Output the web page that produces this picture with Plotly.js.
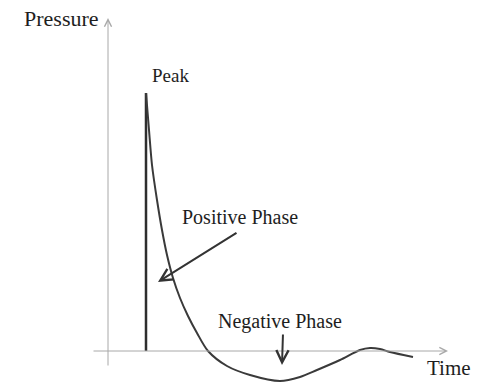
<!DOCTYPE html>
<html>
<head>
<meta charset="utf-8">
<script src="https://cdn.plot.ly/plotly-3.0.1.min.js"></script>
<style>html,body{margin:0;padding:0;background:#fff;}#chart{width:490px;height:387px;}</style>
</head>
<body>
<div id="chart"></div>
<script>
// Blast wave pressure-time history (arbitrary units)
var time =     [3.8, 4.1, 4.4, 4.9, 5.4, 5.9, 6.5, 7.2, 8.0, 8.9, 10.0, 11.9, 14.2, 17.2, 19.2, 20.9, 23.2, 25.2, 26.2, 27.2, 28.2, 30.5];
var pressure = [25.8, 22.1, 18.6, 15.1, 12.1, 9.6, 7.3, 5.3, 3.5, 1.8, 0.0, -1.5, -2.4, -3.0, -2.6, -1.9, -0.9, 0.1, 0.3, 0.2, -0.1, -0.6];
var peakTime = [3.8, 3.8];
var peakRise = [0, 25.8];

var axisLabels = {x: "Time", y: "Pressure"};
var labelText = ["Peak", "Positive Phase", "Negative Phase"];
var labelX = [6.2, 13.2, 17.2];
var labelY = [27.6, 13.4, 3.0];
var labelSize = [19, 20, 20];
var arrowTail = [[13.0, 11.9], [17.5, 1.8]];
var arrowHead = [[5.0, 6.9], [17.4, -1.4]];

var fam = "'Liberation Serif', 'Times New Roman', Times, serif";

var traces = [
  {x: peakTime, y: peakRise, mode: "lines", line: {color: "#2e2e2e", width: 2.5}, hoverinfo: "skip"},
  {x: time, y: pressure, mode: "lines", line: {color: "#3a3a3a", width: 2, shape: "spline", smoothing: 0.8}, hoverinfo: "skip"}
];

var ann = [];
// axes with open arrowheads
ann.push({x: 0, y: 33.3, ax: 0, ay: -1.6, xref: "x", yref: "y", axref: "x", ayref: "y",
  showarrow: true, arrowhead: 5, arrowsize: 1.4, arrowwidth: 1, arrowcolor: "#a8a8a8", text: ""});
ann.push({x: 34.0, y: 0, ax: -1.6, ay: 0, xref: "x", yref: "y", axref: "x", ayref: "y",
  showarrow: true, arrowhead: 5, arrowsize: 1.4, arrowwidth: 1, arrowcolor: "#a8a8a8", text: ""});
ann.push({x: -4.65, y: 33.3, xref: "x", yref: "y", text: axisLabels.y, showarrow: false,
  font: {family: fam, size: 22, color: "#1e1e1e"}});
ann.push({x: 34.1, y: -1.7, xref: "x", yref: "y", text: axisLabels.x, showarrow: false,
  font: {family: fam, size: 21, color: "#1e1e1e"}});
for (var i = 0; i < labelText.length; i++) {
  ann.push({x: labelX[i], y: labelY[i], xref: "x", yref: "y", text: labelText[i], showarrow: false,
    font: {family: fam, size: labelSize[i], color: "#1e1e1e"}});
}
for (var j = 0; j < arrowTail.length; j++) {
  ann.push({x: arrowHead[j][0], y: arrowHead[j][1], ax: arrowTail[j][0], ay: arrowTail[j][1],
    xref: "x", yref: "y", axref: "x", ayref: "y", showarrow: true, arrowhead: 5, arrowsize: 1.2,
    arrowwidth: 2, arrowcolor: "#333", text: ""});
}

var layout = {
  width: 490, height: 387,
  margin: {l: 0, r: 0, t: 0, b: 0},
  paper_bgcolor: "#fff", plot_bgcolor: "#fff",
  showlegend: false,
  xaxis: {range: [-10.8, 38.2], visible: false, fixedrange: true},
  yaxis: {range: [-3.6, 35.1], visible: false, fixedrange: true},
  annotations: ann
};
Plotly.newPlot("chart", traces, layout, {staticPlot: true, displayModeBar: false});
</script>
</body>
</html>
- - - - -
**Exercise directions**:
Your task is an exact transcription of all the data, minus the pictures.

**Solution for this exercise**:
Output the web page that produces this picture with Plotly.js.
<!DOCTYPE html>
<html>
<head>
<meta charset="utf-8">
<script src="https://cdn.plot.ly/plotly-3.0.1.min.js"></script>
<style>html,body{margin:0;padding:0;background:#fff;}#chart{width:490px;height:387px;}</style>
</head>
<body>
<div id="chart"></div>
<script>
// Blast wave pressure-time history (arbitrary units)
var time =     [3.8, 4.1, 4.4, 4.9, 5.4, 5.9, 6.5, 7.2, 8.0, 8.9, 10.0, 11.9, 14.2, 17.2, 19.2, 20.9, 23.2, 25.2, 26.2, 27.2, 28.2, 30.5];
var pressure = [25.8, 22.1, 18.6, 15.1, 12.1, 9.6, 7.3, 5.3, 3.5, 1.8, 0.0, -1.5, -2.4, -3.0, -2.6, -1.9, -0.9, 0.1, 0.3, 0.2, -0.1, -0.6];
var peakTime = [3.8, 3.8];
var peakRise = [0, 25.8];

var axisLabels = {x: "Time", y: "Pressure"};
var labelText = ["Peak", "Positive Phase", "Negative Phase"];
var labelX = [6.2, 13.2, 17.2];
var labelY = [27.6, 13.4, 3.0];
var labelSize = [19, 20, 20];
var arrowTail = [[13.0, 11.9], [17.5, 1.8]];
var arrowHead = [[5.0, 6.9], [17.4, -1.4]];

var fam = "'Liberation Serif', 'Times New Roman', Times, serif";

var traces = [
  {x: peakTime, y: peakRise, mode: "lines", line: {color: "#2e2e2e", width: 2.5}, hoverinfo: "skip"},
  {x: time, y: pressure, mode: "lines", line: {color: "#3a3a3a", width: 2, shape: "spline", smoothing: 0.8}, hoverinfo: "skip"}
];

var ann = [];
// axes with open arrowheads
ann.push({x: 0, y: 33.3, ax: 0, ay: -1.6, xref: "x", yref: "y", axref: "x", ayref: "y",
  showarrow: true, arrowhead: 5, arrowsize: 1.4, arrowwidth: 1, arrowcolor: "#a8a8a8", text: ""});
ann.push({x: 34.0, y: 0, ax: -1.6, ay: 0, xref: "x", yref: "y", axref: "x", ayref: "y",
  showarrow: true, arrowhead: 5, arrowsize: 1.4, arrowwidth: 1, arrowcolor: "#a8a8a8", text: ""});
ann.push({x: -4.65, y: 33.3, xref: "x", yref: "y", text: axisLabels.y, showarrow: false,
  font: {family: fam, size: 22, color: "#1e1e1e"}});
ann.push({x: 34.1, y: -1.7, xref: "x", yref: "y", text: axisLabels.x, showarrow: false,
  font: {family: fam, size: 21, color: "#1e1e1e"}});
for (var i = 0; i < labelText.length; i++) {
  ann.push({x: labelX[i], y: labelY[i], xref: "x", yref: "y", text: labelText[i], showarrow: false,
    font: {family: fam, size: labelSize[i], color: "#1e1e1e"}});
}
for (var j = 0; j < arrowTail.length; j++) {
  ann.push({x: arrowHead[j][0], y: arrowHead[j][1], ax: arrowTail[j][0], ay: arrowTail[j][1],
    xref: "x", yref: "y", axref: "x", ayref: "y", showarrow: true, arrowhead: 5, arrowsize: 1.2,
    arrowwidth: 2, arrowcolor: "#333", text: ""});
}

var layout = {
  width: 490, height: 387,
  margin: {l: 0, r: 0, t: 0, b: 0},
  paper_bgcolor: "#fff", plot_bgcolor: "#fff",
  showlegend: false,
  xaxis: {range: [-10.8, 38.2], visible: false, fixedrange: true},
  yaxis: {range: [-3.6, 35.1], visible: false, fixedrange: true},
  annotations: ann
};
Plotly.newPlot("chart", traces, layout, {staticPlot: true, displayModeBar: false});
</script>
</body>
</html>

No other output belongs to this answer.